In BRING IT ON: ALL OR NOTHING, Britney (Hayden Panettiere) has it made as the cheer team captain at Pacific Vista High School. And she is, as her mother puts it, "smart, pretty, and blond." But when her father's company relocates to the decidedly un-OC Crenshaw Heights, Britney's family moves with it. That means a new school and no more cheering -- Britney even promises never to cheer again. But she can't help herself -- she has to cheer. Without it, she fears she has no identity and will have no friends at the school where everyone calls her "Barbie." When she joins the new squad and meets a new boy, how will her old friends react? And can the Crenshaw Heights Warriors beat Britney's old squad in a contest to be in pop singer Rihanna's new video?
Is it any good?
Bring It On: All or Nothing is an entertaining, if raunchy, movie that mines the teen zeitgeist for new pop cultural references. Teens will probably want to rent it, although parents may roll their eyes at the clichéd premise. The plot is staid, and the action predictable. This installment in the series steals ideas from many different movies and TV shows. Like Save the Last Dance, the white girl appropriates hip-hop moves to become part of the group and to express her creativity.
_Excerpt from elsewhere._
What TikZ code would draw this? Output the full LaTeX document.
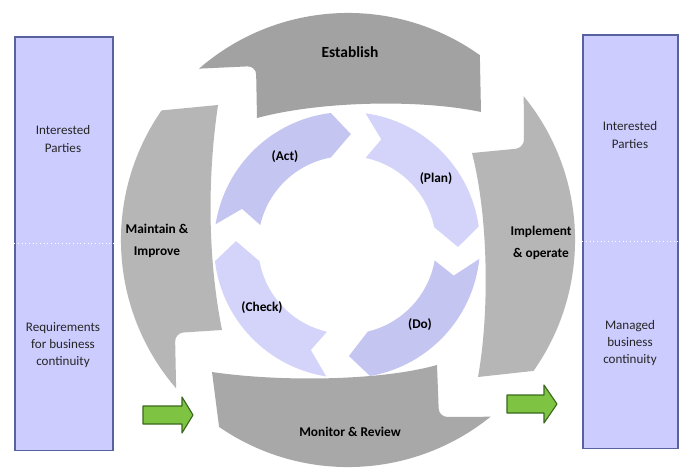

Like Legally Blond, Britney proves herself to be smarter than she at first seems. Like Mean Girls, she has to deal with a Queen Bee who's desperate to be on top.
Just because it's unoriginal doesn't mean it isn't enjoyable, however. The music is fun, and the actors are lively and well cast. Despite its cheesiness, teens may like it, although there are many better movies about teen life out there. And like All You've Got, All or Nothing hooks in with a pop singer to sell that artist's work. It's a good opportunity to educate teens about the realities of advertising in their favorite programs.
Families can talk about...
Families can talk about following your passion. Should Britney have made that promise not to cheer again even though it's something she loves? What do you think motivated Winnie to backstab Britney and sleep with Britney's boyfriend? When you feel insecure and want others to like you, what do you do? How can you deal with those feelings? They can also talk about teen movies in general. What do teens find amusing/degrading about the characters portrayed here? Do they feel represented? What stereotypes are prevalent in the film?